Giant Apple Cinnamon Strudel
This giant apple cinnamon strudel is a show-stopping dessert made with flaky puff pastry, warm spiced apples, and a sweet vanilla icing.
Prep Time20 minutes mins
Cook Time20 minutes mins
Total Time40 minutes mins
Course: Breakfast, Dessert
Cuisine: American
Keyword: apple strudel, toaster strudel
Servings: 9 slices
- 2 puff pastry sheets
- 4 firm apples, such as fuji or honeycrisp peeled, cored and finely diced
- 3 butter
- 2 tbsp brown sugar
- 1 tsp cinnamon
- 1 tsp vanilla
- 1 tbsp corn starch
- 1 egg beaten
Icing
- 1/2 cup powdered sugar
- 1 tbsp milk
- 1 tsp vanilla
Heat butter in a large pan over medium heat. Add the apples, brown sugar, cinnamon and vanilla. Sauté the apples for 5 minutes, stirring frequently. Whisk corn starch with one tablespoon of water and stir corn starch slurry into apple mixture until thickened. Remove from heat and allow to cool 5 minutes.
Place one sheet of puff pastry in the center of a parchment lined baking sheet. Roll out the puff pastry until it is about 12" by 10".
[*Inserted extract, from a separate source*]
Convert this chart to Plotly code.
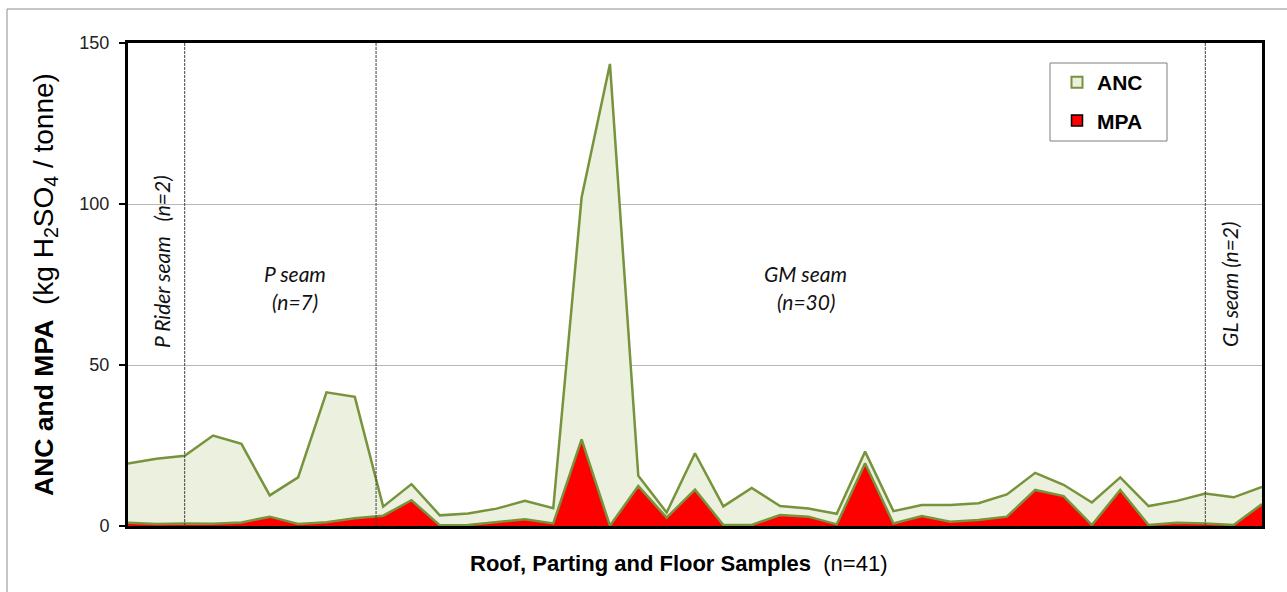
import plotly.graph_objects as go

samples = list(range(41))
anc = [19.4, 20.9, 21.8, 28.1, 25.5, 9.5, 15.1, 41.5, 40.1, 6.0, 13.0, 3.3, 3.9, 5.4, 7.8, 5.5,
       102.0, 143.5, 15.6, 4.2, 22.6, 6.1, 11.8, 6.2, 5.4, 3.8, 23.1, 4.6, 6.5, 6.5, 7.1, 9.8,
       16.5, 12.8, 7.3, 15.1, 6.2, 7.8, 10.1, 8.9, 12.1]
mpa = [1.0, 0.6, 0.8, 0.7, 1.1, 2.9, 0.6, 1.2, 2.4, 3.2, 8.0, 0.2, 0.3, 1.3, 2.1, 0.8,
       26.9, 0.1, 12.4, 2.6, 11.3, 0.3, 0.3, 3.4, 2.9, 0.5, 19.5, 0.8, 3.1, 1.3, 1.9, 2.9,
       11.2, 9.3, 0.3, 11.2, 0.3, 1.0, 0.8, 0.3, 6.8]
separators = [2, 8.75, 38]
y_ticks = [0, 50, 100, 150]

LINE = "#77933C"
ANC_FILL = "#EBF1DE"
MPA_FILL = "#FF0000"

# plot-area pixel geometry helpers (for placing paper-referenced decorations)
L, R, T, B = 128, 1262, 43, 526
def px(xp):
    return (xp - L) / (R - L)
def py(yp):
    return (B - yp) / (B - T)

fig = go.Figure()
fig.add_trace(go.Scatter(x=samples, y=anc, mode="lines", fill="tozeroy",
                         fillcolor=ANC_FILL, line=dict(color=LINE, width=2.5),
                         showlegend=False, name="ANC"))
fig.add_trace(go.Scatter(x=samples, y=mpa, mode="lines", fill="tozeroy",
                         fillcolor=MPA_FILL, line=dict(color=LINE, width=2.5),
                         showlegend=False, name="MPA"))
# legend entries
fig.add_trace(go.Scatter(x=[None], y=[None], mode="markers", name="<b>ANC</b>", legendgroup="a",
                         marker=dict(symbol="square", size=11, color=ANC_FILL,
                                     line=dict(color=LINE, width=2))))
fig.add_trace(go.Scatter(x=[None], y=[None], mode="markers", name="<b>MPA</b>", legendgroup="b",
                         marker=dict(symbol="square", size=11, color=MPA_FILL,
                                     line=dict(color="black", width=1.5))))

for s in separators:
    fig.add_shape(type="line", xref="x", yref="paper", x0=s, x1=s, y0=0, y1=1,
                  line=dict(color="#404040", width=1, dash="3px,1px"), layer="above")

# outer chart border
fig.add_shape(type="rect", xref="paper", yref="paper",
              x0=px(7), x1=px(1300), y0=py(600), y1=py(9),
              line=dict(color="#8C8C8C", width=1), layer="below")
# legend box
fig.add_shape(type="rect", xref="paper", yref="paper",
              x0=px(1050), x1=px(1167), y0=py(141), y1=py(63),
              line=dict(color="#7F7F7F", width=1), fillcolor="white", layer="above")

ann_font = dict(family="Lato, Open Sans, sans-serif", size=21, color="#111111")
fig.add_annotation(x=1.2, y=82, xref="x", yref="y", text="<i>P Rider seam   (n=2)</i>",
                   textangle=-90, showarrow=False, font=ann_font)
fig.add_annotation(x=5.9, y=78.5, xref="x", yref="y", text="<i>P seam</i>",
                   showarrow=False, font=ann_font)
fig.add_annotation(x=5.9, y=69.8, xref="x", yref="y", text="<i>(n=7)</i>",
                   showarrow=False, font=ann_font)
fig.add_annotation(x=23.9, y=78.5, xref="x", yref="y", text="<i>GM seam</i>",
                   showarrow=False, font=ann_font)
fig.add_annotation(x=23.9, y=69.8, xref="x", yref="y", text="<i>(n=30)</i>",
                   showarrow=False, font=ann_font)
fig.add_annotation(x=38.85, y=75, xref="x", yref="y", text="<i>GL seam (n=2)</i>",
                   textangle=-90, showarrow=False, font=ann_font)

# x-axis title
fig.add_annotation(x=px(678), y=py(563), xref="paper", yref="paper",
                   text="<b>Roof, Parting and Floor Samples</b>  (n=41)",
                   showarrow=False, xanchor="center", yanchor="middle",
                   font=dict(size=22, color="black", family="Liberation Sans, Arial, sans-serif"))

fig.update_layout(
    width=1287, height=592,
    margin=dict(l=L, r=1287 - R, t=T, b=592 - B),
    paper_bgcolor="white", plot_bgcolor="white",
    font=dict(family="Liberation Sans, Arial, sans-serif", color="#111111"),
    legend=dict(x=px(1057), y=py(62), xanchor="left", yanchor="top",
                borderwidth=0, bgcolor="rgba(0,0,0,0)",
                font=dict(size=21, family="Liberation Sans, Arial, sans-serif", color="black"),
                traceorder="grouped", tracegroupgap=8),
    xaxis=dict(range=[0, 40], showticklabels=False, ticks="", showgrid=False, zeroline=False,
               showline=True, linecolor="black", linewidth=3, mirror=True),
    yaxis=dict(range=[0, 150], tickvals=y_ticks, ticks="outside", ticklen=6, tickcolor="black",
               tickwidth=1.5, ticklabelstandoff=6,
               tickfont=dict(size=18, color="#222222"),
               showgrid=True, gridcolor="#B7B7B7", gridwidth=1, zeroline=False,
               showline=True, linecolor="black", linewidth=3, mirror=True,
               title=dict(text="<b>ANC and MPA</b>  <span style='font-size:28px'>(kg H<sub>2</sub>SO<sub>4</sub> / tonne)</span>",
                          font=dict(size=26.5, color="black"), standoff=19)),
)

fig.write_html("out.html")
Add the apple mixture to the center of the pastry in an even layer. Be sure to leave about 1 inch of space on all sides.
Roll the second puff pastry sheet to the same size as the first and place over top the apple mixture, being sure to line up the edges of puff pastry. Use a fork to seal the pastry along all four edges. Trim excess or uneven pastry with a pizza cutter, if needed.
Brush the top of the strudel with egg wash. Bake at 400°F for 22-25 minutes, until golden brown and puffed.
While the strudel cools slightly, whisk together powdered sugar, vanilla, and milk until smooth. Drizzle over the strudel before serving.